Nolan wants to help his friends learn tree recursion! They don't really understand all the recursive calls and how they work, so Nolan decides to generate a tree to show the recursive calls in a tree recursion. As a demonstration, he picks the count_coins problem, which is a simplified version of count_change problem in hw03. The following code is his implementation of count_coins problem.

def count_coins(total, denominations):
    """
    Given a positive integer `total`, and a list of denominations,
    a group of coins make change for `total` if the sum of them is `total` 
    and each coin is an element in `denominations`.
    The function `count_coins` returns the number of such groups. 
    """
    if total == 0:
        return 1
    if total < 0:
        return 0
    if len(denominations) == 0:
        return 0
    without_current = count_coins(total, denominations[1:])
    with_current = count_coins(total - denominations[0], denominations)
    return without_current + with_current

Implement count_coins_tree, which takes in a non-negative integer total and a list denominations, and returns a tree representing the recursive calls of count_coins.

Since the recursive tree is usually huge, Nolan decides to include only the recursive calls that eventually lead to a valid way of making change.

The leaves of tree count_coins_tree(15, [1, 5, 10, 25]) are listed below:

  • 15 1-cent coins
  • 10 1-cent, 1 5-cent coins
  • 5 1-cent, 2 5-cent coins
  • 5 1-cent, 1 10-cent coins
  • 3 5-cent coins
  • 1 5-cent, 1 10-cent coin

Note: The label of the tree should be a string.

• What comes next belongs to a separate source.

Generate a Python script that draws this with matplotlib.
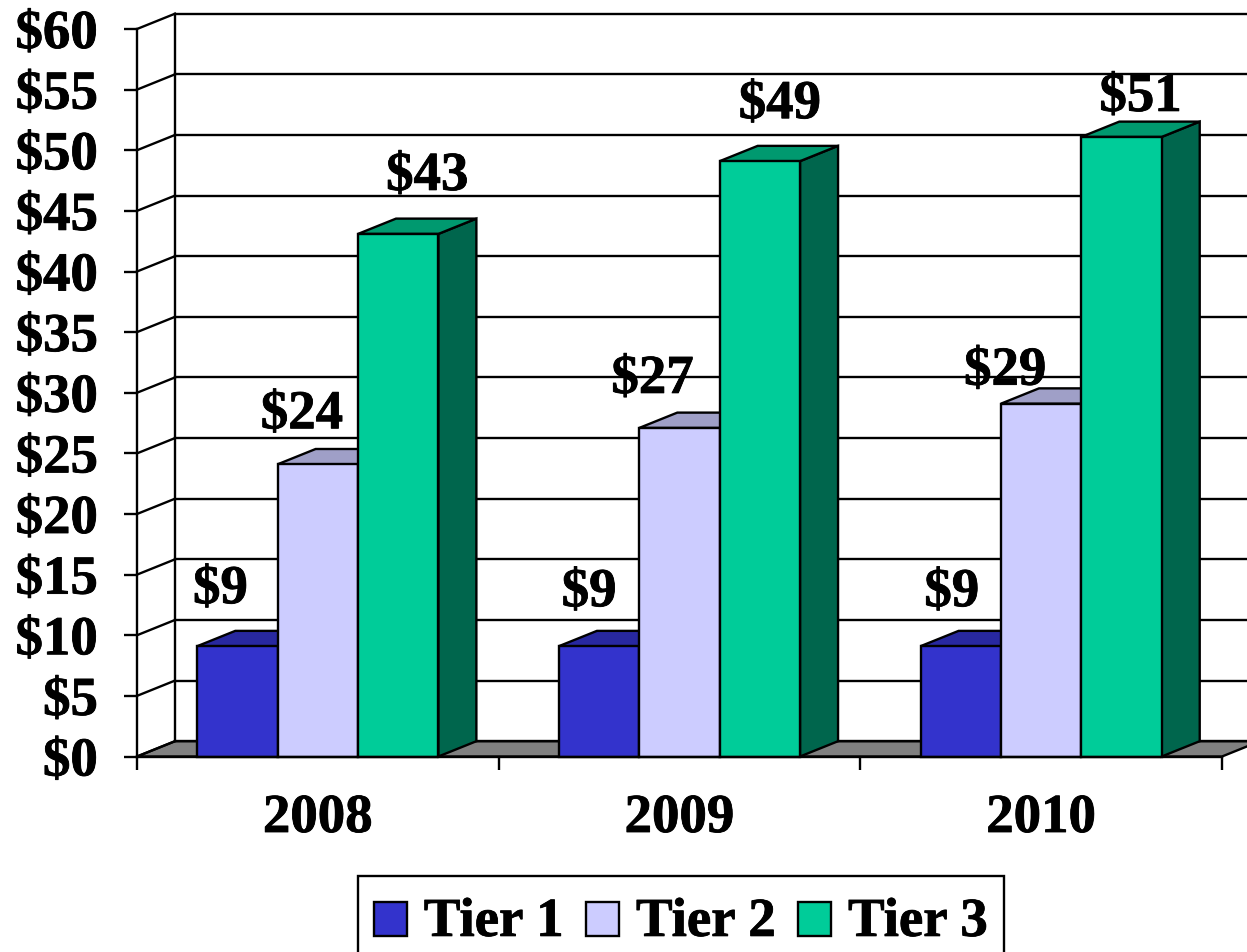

def count_coins_tree(total, denominations):
    """
    >>> count_coins_tree(1, []) # Return None since there is no way to make change with empty denominations
    >>> t = count_coins_tree(3, [1, 2]) 
    >>> print(t) # 2 ways to make change for 3 cents
    3, [1, 2]
      2, [1, 2]
        2, [2]
          1
        1, [1, 2]
          1
    >>> # 6 ways to make change for 15 cents
    >>> t = count_coins_tree(15, [1, 5, 10, 25]) 
    >>> print(t)
    15, [1, 5, 10, 25]
      15, [5, 10, 25]
        10, [5, 10, 25]
          10, [10, 25]
            1
          5, [5, 10, 25]
            1
      14, [1, 5, 10, 25]
        13, [1, 5, 10, 25]
          12, [1, 5, 10, 25]
            11, [1, 5, 10, 25]
              10, [1, 5, 10, 25]
                10, [5, 10, 25]
                  10, [10, 25]
                    1
                  5, [5, 10, 25]
                    1
                9, [1, 5, 10, 25]
                  8, [1, 5, 10, 25]
                    7, [1, 5, 10, 25]
                      6, [1, 5, 10, 25]
                        5, [1, 5, 10, 25]
                          5, [5, 10, 25]
                            1
                          4, [1, 5, 10, 25]
                            3, [1, 5, 10, 25]
                              2, [1, 5, 10, 25]
                                1, [1, 5, 10, 25]
                                  1
    """
    "*** YOUR CODE HERE ***"

Hint1: The implementation of count_coins_tree will follow a similar logic to count_coins defined above.

Hint2: Return None if it's no way to make change, but do not include None in the tree.